3 Pairs of Misused Words That Are Often Confused For One Another
In the English language there are a few regularly misused words. Native English speakers are probably guiltier of confusing these words than ESL students. As a student of the English language, you’re undoubtedly more cautious with word usage, opting to use words that you truly know the meanings of.
Misused English Language Words
Impress your American friends by adding these 3 challenging pairs of commonly misused words to your vocabulary. How fun would it be to correct their English next time!
Ironic vs Coincidental
The word ironic means, that the outcome of an event is the OPPOSITE of what was expected—usually to wry or humorous effect. It also means that what’s said about someone or something is the exact opposite of the literal meaning of the words.
It’s ironic how determined President Trump is to see Hilary Clinton ‘brought to justice’.
I can’t help but think of “life insurance” as an ironic concept.
The word coincidental means, something done or happening by chance (not deliberately arranged), or something that exists or happens at the same time.
I ran into my ex coincidentally on my wedding day!
We are coincidentally engaged to people named Chris.
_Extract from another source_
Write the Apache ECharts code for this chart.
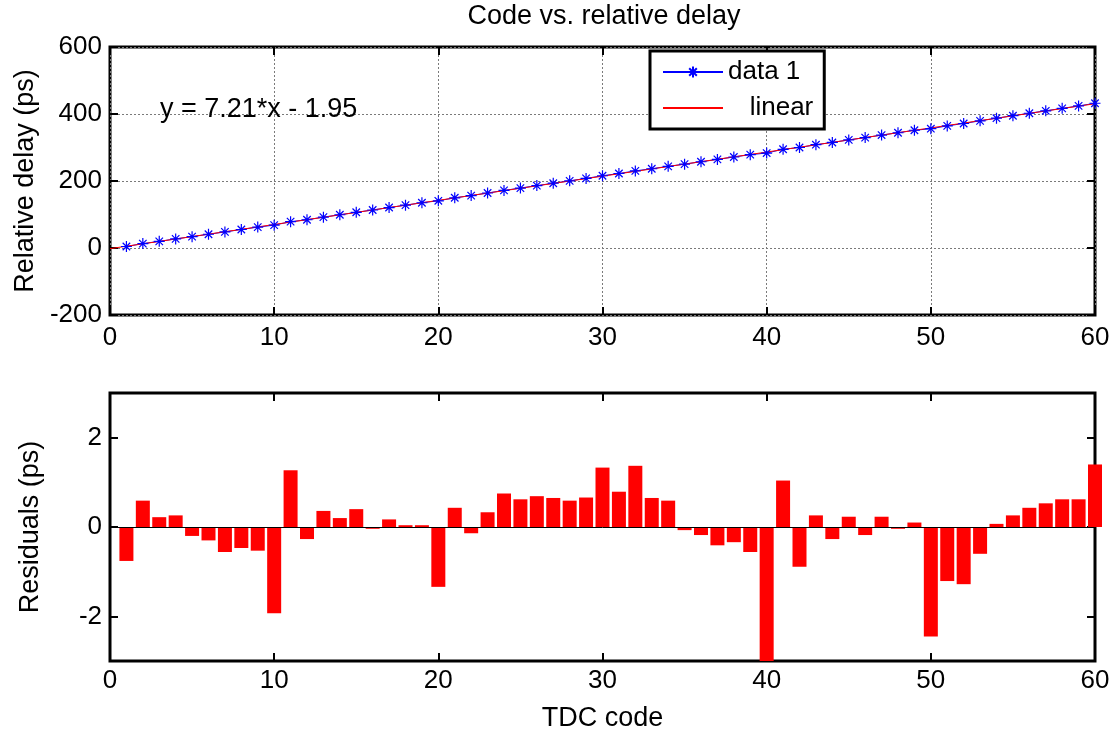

People will incorrectly say ironic to mean weird, funny, or oddly interesting, and for some reason will often misuse the word ironic when they should be using the word coincidental.
Imply vs Infer
The word imply means, to suggest the existence, accuracy, or authenticity of something (something that is NOT stated). It can also mean, to suggest something as an obvious or logical consequence.
REMEMBER: writers and speakers imply
He implied, I was lazy.
A bad employee review implies I won’t be getting a raise.
The word infer means, to conclude, deduce, or assume from evidence or your own ‘gut reasoning’ as in, “an educated guess”.
REMEMBER: listeners infer
You shouldn’t infer that your boss intends to write you a bad employee review.
I think these 2 words are confused when speakers try to use the 2nd or 3rd person in a sentence. They are mentally stepping into the listener’s shoes, and end up using the listener’s point of view.
Comprise vs Compose
The word comprise means, to be made up of, or to contain.
My favorite scent comprises a mixture of 8 essential oils.
The word compose means, to create or write—think musical composer—or to make by combining things, parts, or elements.
The scent is composed mainly, of white pepper and iris root.
The difference between these 2 words is more nuanced than the previous word pairs. They seem to be saying the exact same thing, but they’re not. Comprise is used when you’re talking about a whole (all the parts that make up a whole). Compose is used when you’re talking about the parts of a whole.
ALSO: Comprise is usually used at the beginning of a sentence, and compose is typically used at the end of a sentence.
These 3-word pairs can really be head-scratchers that leave you questioning whether it’s better just to avoid using them all together! However, when ESL students tackle especially challenging English vocabulary words and concepts it helps to grow their understanding of English in ways that can provide new insights and patterns of thought. And…20 years of research by Johnson O’Connor proves that “a person’s vocabulary level is the best single predictor of occupational success.” Mike drop.